ISLAMABAD (Reuters) - A suicide car bomber attacked the Marriott Hotel in the Pakistani capital, Islamabad, on Saturday, killing at least 40 people and turning the hotel into an inferno, police said.
As flames engulfed the hotel, which is popular with foreigners, police said there were still people trapped inside.
"A car laden with explosives rammed the gate at the Marriott and so far we have brought out 40 dead bodies, but the number could well be higher," police chief Asghar Raza Gardazi said.
Hours before the blast President Asif Ali Zardari, making his first address to parliament, a few hundred meetres to the east of the hotel, said terrorism had to be rooted out.
Dozens of cars outside the hotel were destroyed and windows were shattered in buildings hundreds of metres away.

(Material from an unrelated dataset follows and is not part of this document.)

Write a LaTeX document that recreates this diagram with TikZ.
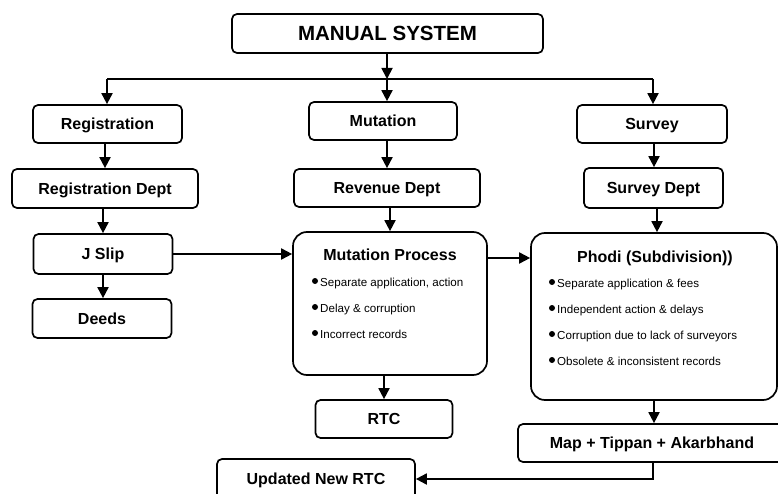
\documentclass[tikz,border=0pt]{standalone}
\usepackage{fontspec}
\setmainfont{Liberation Sans}
\usetikzlibrary{arrows.meta}
\begin{document}
\begin{tikzpicture}[x=1pt,y=-1pt,
  box/.style={draw,line width=1.7pt,rounded corners=5pt,inner sep=0pt,
    font=\fontsize{16}{18}\selectfont\bfseries,align=center,text height=11.5pt,text depth=0pt},
  bigbox/.style={draw,line width=1.7pt,rounded corners=14pt,inner sep=0pt},
  head/.style={font=\fontsize{16}{18}\selectfont\bfseries,inner sep=0pt,text height=11.5pt,text depth=0pt},
  item/.style={font=\fontsize{11.6}{13}\selectfont,anchor=west,inner sep=0pt,text height=8.3pt,text depth=0pt},
  dot/.style={circle,fill,inner sep=0pt,minimum size=6pt},
  arr/.style={line width=1.8pt,-{Triangle[width=11pt,length=11pt]}},
  ln/.style={line width=1.8pt}]
\useasboundingbox (0,0) rectangle (778,494);
\begin{scope}
\clip (0,0) rectangle (778,494);
% top
\node[box,minimum width=311pt,minimum height=39pt,font=\fontsize{20.5}{23}\selectfont\bfseries,text height=14.7pt] (title) at (387.5,33.5) {MANUAL SYSTEM};
\node[box,minimum width=149pt,minimum height=38pt] (reg) at (107.5,124) {Registration};
\node[box,minimum width=148pt,minimum height=38pt] (mut) at (383,121) {Mutation};
\node[box,minimum width=150pt,minimum height=38pt] (sur) at (652,124) {Survey};
\node[box,minimum width=186pt,minimum height=39pt] (regd) at (105,188.5) {Registration Dept};
\node[box,minimum width=186pt,minimum height=38pt] (revd) at (387,188) {Revenue Dept};
\node[box,minimum width=139pt,minimum height=40pt] (surd) at (653.5,188) {Survey Dept};
\node[box,minimum width=139pt,minimum height=40pt] (jslip) at (103,254) {J Slip};
\node[box,minimum width=139pt,minimum height=39pt] (deeds) at (102,318.5) {Deeds};
\node[bigbox,minimum width=194pt,minimum height=143pt] (mproc) at (390,303.5) {};
\node[bigbox,minimum width=246pt,minimum height=167pt] (phodi) at (654,316.5) {};
\node[box,minimum width=137pt,minimum height=38pt] (rtc) at (384,419) {RTC};
\node[box,minimum width=268pt,minimum height=38pt] (map) at (652,443) {Map + Tippan + Akarbhand};
\node[box,minimum width=198pt,minimum height=40pt] (upd) at (316,479) {Updated New RTC};
% mutation process contents
\node[head] (mh) at (390,255) {Mutation Process};
\node[dot] (md1) at (315,281) {};
\node[item] (mt1) at (320,282.5) {Separate application, action};
\node[dot] (md2) at (315,307) {};
\node[item] (mt2) at (320,308.5) {Delay \& corruption};
\node[dot] (md3) at (315,333) {};
\node[item] (mt3) at (320,334.5) {Incorrect records};
% phodi contents
\node[head] (ph) at (655,257) {Phodi (Subdivision))};
\node[dot] (pd1) at (552,282) {};
\node[item] (pt1) at (557,283.5) {Separate application \& fees};
\node[dot] (pd2) at (552,308) {};
\node[item] (pt2) at (557,309.5) {Independent action \& delays};
\node[dot] (pd3) at (552,334) {};
\node[item] (pt3) at (557,335.5) {Corruption due to lack of surveyors};
\node[dot] (pd4) at (552,360) {};
\node[item] (pt4) at (557,361.5) {Obsolete \& inconsistent records};
% connectors
\coordinate (jm) at (387,79);
\coordinate (jl) at (107,79);
\coordinate (jr) at (653,79);
\draw[arr] (title.south -| jm) -- (jm);
\draw[ln] (jl) -- (jr);
\draw[arr] (jl) -- (jl |- reg.north);
\draw[arr] (jm) -- (jm |- mut.north);
\draw[arr] (jr) -- (jr |- sur.north);
\draw[arr] (regd.north |- reg.south) -- (regd.north);
\draw[arr] (revd.north |- mut.south) -- (revd.north);
\draw[arr] ([xshift=0.5pt]surd.north |- sur.south) -- ([xshift=0.5pt]surd.north);
\draw[arr] (regd.south -| jslip.north) -- (jslip.north);
\draw[arr] (revd.south -| mproc.north) -- (mproc.north);
\draw[arr] ([xshift=3.5pt]surd.south) -- ([xshift=3.5pt]surd.south |- phodi.north);
\draw[arr] (jslip.south) -- (jslip.south |- deeds.north);
\draw[arr] (jslip.east) -- (jslip.east -| mproc.west);
\draw[arr] ([yshift=45.5pt]mproc.east) -- ([yshift=45.5pt]mproc.east -| phodi.west);
\draw[arr] (rtc.north |- mproc.south) -- (rtc.north);
\draw[arr] (phodi.south) -- (phodi.south |- map.north);
\draw[arr] ([xshift=1pt]map.south) |- (upd.east);
\end{scope}
\end{tikzpicture}
\end{document}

Al Qaeda-linked militants based in hideouts in the Afghan border have launched a bloody campaign of bomb attacks in retaliation for offensives by the security forces.
The hotel has been bombed twice before but the Saturday evening blast was the most serious in the Pakistani capital since the country joined the U.S.-led campaign against militancy in late 2001.
Fire began in at least two places in the building and spread to other parts of the 290-room hotel, located at the foot of the Margalla hills in the city centre.
A crater up to 20 feet deep was blasted into the road next to the hotel's security barriers. The street was littered with debris and broken branches from roadside trees, and acrid smoke drifted in the air.
"EVERYBODY STARTED SCREAMING"
The explosion brought down the ceiling in a banquet room where there were about 200 to 300 people at a meal to break the fast during the holy month of Ramadan.
Imtiaz Gul, a journalist, was among them.
"We just ran for cover, I could see a lot of injured people lying around me," Gul said.
A waiter, Mansoor Abbasi, was inside hotel after the blast, calling out for any survivors lying in the rubble.
"I was just setting down a glass when it happened ... Everybody started screaming. I pulled out 16 wounded people," said Abbasi said, his jacket stained with blood.
A doctor at a city hospital said 70 wounded people had been brought in. An official at another hospital said 23 bodies and 97 wounded people had been brought in.
Dawn Television said several foreigners were wounded.
The owner of the hotel said the vehicle carrying the bomb was stopped at the front barrier and was being checked by guards after a bomb-sniffing dog raised the alarm.
"The guard dog alerted them and when they started searching the vehicle the man blew himself up," the owner, Sadruddin Hashwani, told reporters outside the hotel.
Zardari, the widower of former prime minister Benazir Bhutto, is close to the United States and had earlier vowed to maintain nuclear-armed Pakistan's commitment to the U.S.-led campaign against militancy, even though it is deeply unpopular.
In his address to parliament, he said Pakistan must stop militants from using its territory for attacks on other countries.
He also said Pakistan would not tolerate infringement of its territory in the name of the fight against militancy.
Zardari won a presidential election this month to replace firm U.S. ally Pervez Musharraf who stepped down in August under threat of impeachment.